To avoid the parameter identification problems, a usual practice is to take differences against one particular alternative, because only differences in utility matter. Suppose you take differences against the last alternative in the choice set and you define $w_{ij}=u_{ij}-u_{iJ}, \tilde{\mb{x}}_{ij}=\mb{x}_{ij}-\mb{x}_{iJ}$, $\tilde{\epsilon }_{ij}=\epsilon _{ij}-\epsilon _{iJ}$, and $\tilde\bepsilon _ i’=(\tilde\epsilon _{i1}, \tilde\epsilon _{i2},\ldots ,\tilde\epsilon _{iJ-1})$.

\begin{eqnarray*} w_{ij} & =& \tilde{\mb{x}}_{ij}’\bbeta + \tilde{\epsilon }_{ij}, ~ ~ \tilde{\bepsilon }_{i} \sim \mbox{N} (0, \tilde\bSigma ), ~ ~ i=1, \ldots , N ~ ~ \mbox{and}~ ~ j=1, \ldots , J-1\\ y_{ij}& =& \left\{ \begin{array}{ll} 1 & \mbox{if}~ ~ w_{ij}\ge \max (0, \mb{w}_{i,-j})\\ 0 & \mbox{otherwise} \end{array}\right. \end{eqnarray*}

where $\tilde\bSigma $ is the $(J-1)\times (J-1)$ covariance matrix of the vector of error differences, $\tilde\bepsilon _ i$, and $\mb{w}_{i,-j}= (w_{i1}, \ldots , w_{i(j-1)}, w_{i(j+1)},\ldots ,w_{i(J-1)})$. The dimension has been reduced to $J-1$. McCulloch and Rossi (1994) call $w_{ij}$ the latent variable. The introduction of the latent variables in what is known as the data augmentation step makes the application of a Gibbs sampler feasible.
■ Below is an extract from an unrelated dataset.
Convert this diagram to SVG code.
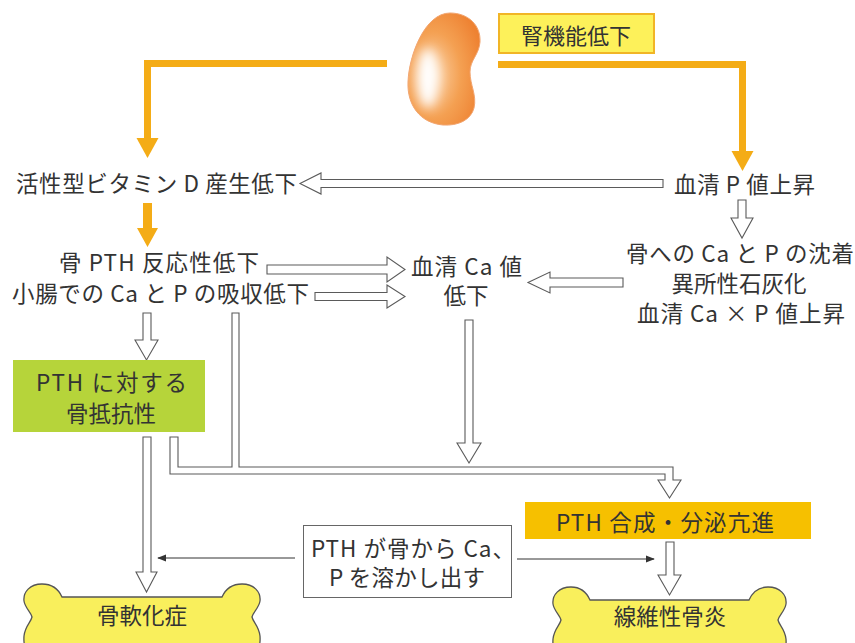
<svg xmlns="http://www.w3.org/2000/svg" width="855" height="643" viewBox="0 0 855 643">
  <defs>
    <radialGradient id="kidneyFill" cx="0.35" cy="0.55" r="0.7">
      <stop offset="0" stop-color="#fbd2a6"/>
      <stop offset="0.55" stop-color="#f4a052"/>
      <stop offset="1" stop-color="#ee8232"/>
    </radialGradient>
    <filter id="soft" x="-50%" y="-50%" width="200%" height="200%">
      <feGaussianBlur stdDeviation="6"/>
    </filter>
    <clipPath id="kidneyClip">
      <path d="M450,13 C468,13 481,25 480,42 C479,55 470,60 470,72 C470,85 477,95 474,108 C471,120 458,126 443,125 C420,123 407,105 408,82 C409,55 425,13 450,13 Z"/>
    </clipPath>
    <marker id="tip" viewBox="0 0 10 10" refX="9" refY="5" markerWidth="9" markerHeight="9" markerUnits="userSpaceOnUse" orient="auto">
      <path d="M0,1 L10,5 L0,9 Z" fill="#333"/>
    </marker>
    <style>
      text { font-family: "Noto Sans CJK JP", "Noto Sans", sans-serif; font-size: 22.5px; fill: #333; }
      .mid { text-anchor: middle; }
      .hollow { fill: #fff; stroke: #5a5a5a; stroke-width: 1.1; stroke-linejoin: miter; }
      .orange { fill: none; stroke: #f4ac16; stroke-width: 7; }
      .orangeHead { fill: #f4ac16; }
      .thin { fill: none; stroke: #333; stroke-width: 1; marker-end: url(#tip); }
      .bone { fill: #f9ef5c; stroke: #555; stroke-width: 1.3; }
    </style>
  </defs>

  <!-- kidney with a soft highlight on its left side -->
  <g id="kidney">
    <path d="M450,13 C468,13 481,25 480,42 C479,55 470,60 470,72 C470,85 477,95 474,108 C471,120 458,126 443,125 C420,123 407,105 408,82 C409,55 425,13 450,13 Z" fill="url(#kidneyFill)" stroke="#f2a46e" stroke-width="1"/>
    <g clip-path="url(#kidneyClip)">
      <ellipse cx="428" cy="78" rx="11" ry="30" fill="#ffffff" filter="url(#soft)"/>
    </g>
  </g>

  <g id="renal-decline">
    <rect x="499" y="14" width="155" height="39" fill="#fdf15a" stroke="#f1b526" stroke-width="2"/>
    <text x="576" y="44" class="mid" style="font-size:22px">腎機能低下</text>
  </g>

  <!-- connectors -->
  <g id="connectors">
    <!-- orange: kidney to both sides -->
    <polyline class="orange" points="387,63.5 147.5,63.5 147.5,140"/>
    <polygon class="orangeHead" points="136.5,138 158.5,138 147.5,158"/>
    <polyline class="orange" points="498,64.5 742.5,64.5 742.5,153"/>
    <polygon class="orangeHead" points="731.5,151 753.5,151 742.5,171"/>
    <!-- orange: vitamin D to PTH response -->
    <polygon class="orangeHead" points="143,203 152,203 152,228 158,228 147.5,247 137,228 143,228"/>

    <!-- serum P to vitamin D -->
    <path class="hollow" d="M663,179.5 L321,179.5 L321,173 L300,183.5 L321,194 L321,187.5 L663,187.5 Z"/>
    <!-- serum P down to deposition -->
    <path class="hollow" d="M738,200 L746,200 L746,218 L753,218 L742,238 L731,218 L738,218 Z"/>
    <!-- PTH response to serum Ca -->
    <path class="hollow" d="M267,265 L387,265 L387,257 L405,269.5 L387,282 L387,274 L267,274 Z"/>
    <!-- intestinal absorption to serum Ca -->
    <path class="hollow" d="M315,292.5 L387,292.5 L387,285 L405,296.5 L387,308 L387,300.5 L315,300.5 Z"/>
    <!-- deposition to serum Ca -->
    <path class="hollow" d="M623,278 L550,278 L550,272 L528,282.5 L550,293 L550,287 L623,287 Z"/>
    <!-- intestinal absorption down to bone resistance -->
    <path class="hollow" d="M143,313 L151,313 L151,340 L158,340 L146.5,360 L135,340 L143,340 Z"/>
    <!-- bone resistance down to osteomalacia -->
    <path class="hollow" d="M143,437 L151,437 L151,572 L157,572 L146.5,592 L136,572 L143,572 Z"/>
    <!-- serum Ca down -->
    <path class="hollow" d="M465,320 L473,320 L473,443 L481,443 L469,463 L457,443 L465,443 Z"/>
    <!-- merged route to PTH secretion -->
    <path class="hollow" d="M170,437 L170,474 L665,474 L665,480 L658,480 L669.5,498 L681,480 L673,480 L673,467 L239,467 L239,313 L232,313 L232,467 L178,467 L178,437 Z"/>
    <!-- PTH secretion down to osteitis fibrosa -->
    <path class="hollow" d="M666,542 L674,542 L674,575 L681,575 L669.5,595 L658,575 L666,575 Z"/>
    <!-- bone resorption effect -->
    <line class="thin" x1="295" y1="558" x2="158" y2="558"/>
    <line class="thin" x1="517" y1="559" x2="654" y2="559"/>
  </g>

  <!-- text nodes -->
  <g id="vitd-decline">
    <text x="16" y="192" textLength="281" lengthAdjust="spacing">活性型ビタミン D 産生低下</text>
  </g>
  <g id="serum-p-rise">
    <text x="674" y="193" textLength="141" lengthAdjust="spacing">血清 P 値上昇</text>
  </g>
  <g id="pth-response">
    <text x="59" y="271" textLength="200" lengthAdjust="spacing">骨 PTH 反応性低下</text>
  </g>
  <g id="absorption-decline">
    <text x="12" y="302" textLength="297" lengthAdjust="spacing">小腸での Ca と P の吸収低下</text>
  </g>
  <g id="serum-ca-decline">
    <text x="411" y="275" textLength="111" lengthAdjust="spacing">血清 Ca 値</text>
    <text x="466" y="304" class="mid">低下</text>
  </g>
  <g id="calcification">
    <text x="626" y="262" textLength="228" lengthAdjust="spacing">骨への Ca と P の沈着</text>
    <text x="739" y="292" class="mid">異所性石灰化</text>
    <text x="637" y="322" textLength="208" lengthAdjust="spacing">血清 Ca × P 値上昇</text>
  </g>
  <g id="bone-resistance">
    <rect x="13" y="360" width="192" height="72" fill="#b6d43a"/>
    <text x="36" y="391" textLength="151" lengthAdjust="spacing">PTH に対する</text>
    <text x="111" y="422" class="mid">骨抵抗性</text>
  </g>
  <g id="pth-secretion">
    <rect x="525" y="502" width="286" height="37" fill="#f6c000"/>
    <text x="556" y="531" textLength="218" lengthAdjust="spacing">PTH 合成・分泌亢進</text>
  </g>
  <g id="bone-resorption">
    <rect x="303.5" y="525.5" width="208" height="72" fill="#fff" stroke="#666" stroke-width="1"/>
    <text x="311" y="557" textLength="204" lengthAdjust="spacing">PTH が骨から Ca、</text>
    <text x="329" y="586" textLength="156" lengthAdjust="spacing">P を溶かし出す</text>
  </g>
  <g id="osteomalacia">
    <path class="bone" d="M62,597 L222,597 C226,588 234,584 242,584 C254,584 261,592 260,601 C259,608 253,612 252,617 C253,622 259,626 260,636 C261,650 254,662 242,662 C234,662 226,656 222,648 L62,648 C58,656 50,662 42,662 C30,662 23,650 24,636 C25,626 31,622 32,617 C31,612 25,608 24,601 C23,592 30,584 42,584 C50,584 58,588 62,597 Z"/>
    <text x="142" y="624" class="mid">骨軟化症</text>
  </g>
  <g id="osteitis-fibrosa">
    <path class="bone" d="M590,600 L749,600 C753,591 760,587 768,587 C780,587 787,595 786,604 C785,611 779,615 778,620 C779,625 785,629 786,639 C787,653 780,665 768,665 C760,665 753,659 749,651 L590,651 C586,659 579,665 571,665 C559,665 552,653 553,639 C554,629 560,625 561,620 C560,615 554,611 553,604 C552,595 559,587 571,587 C579,587 586,591 590,600 Z"/>
    <text x="670" y="625" class="mid">線維性骨炎</text>
  </g>
</svg>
The order in which the alternatives appear in a choice set is important, so you should arrange the alternatives to appear in the same order in all choice sets.

A normal prior is used for $\bbeta $ and an inverse Wishart prior on $\tilde\bSigma $:

\begin{eqnarray*} \pi (\bbeta ) & =& \mbox{N} (\bar{\bbeta }, \bOmega _{\bbeta })\\ \pi (\tilde\bSigma ) & =& \mbox{inverse Wishart} (\nu , \bV ) \end{eqnarray*}

Then sampling is carried out consecutively from the following three groups of conditional posterior distributions:

\begin{eqnarray*} & (1)& (w_{ij} | \mb{w}_{i,-j}, \bbeta , \tilde\bSigma , \bY ), ~ ~ ~ ~ i=1,\ldots , N ~ ~ \mbox{and}~ ~ j=1,\ldots , J-1 \\ & (2)& (\bbeta | \bW , \tilde\bSigma , \bY ) \\ & (3)& (\tilde\bSigma | \bW , \bbeta , \bY ) \end{eqnarray*}

where $\bW $ is obtained by stacking all $\mb{w}_{i}$. All three groups of conditional distributions have closed forms that are easily drawn from. Conditional (1) is truncated normals, (2) is a regular normal, and (3) is an inverse Wishart distribution. This sampling avoids the tuning stage that is required by most Metropolis-Hastings algorithms, and its analytically tractable complete data likelihood also makes it easy to embed probit models into more elaborate hierarchical structures, such as random-effects models. For more information, see McCulloch and Rossi (1994).

Originally, the multinomial probit model required burdensome computation compared to a family of multinomial choice models that are derived from the Gumbel distributed utility function, because the computation involves multidimensional integration (with dimension $J-1$) in the estimation process. In addition, the multinomial probit model requires more parameters than other multinomial choice models. However, it fully relaxes the restrictive IIA assumption that is imposed in logit models and allows any pattern of substitution among alternatives. Because of the breakthrough Bayesian methods that Albert and Chib (1993) and McCulloch and Rossi (1994) introduced, the probit model can be estimated without the need to compute the choice probabilities. This advantage has greatly increased the popularity of the probit model.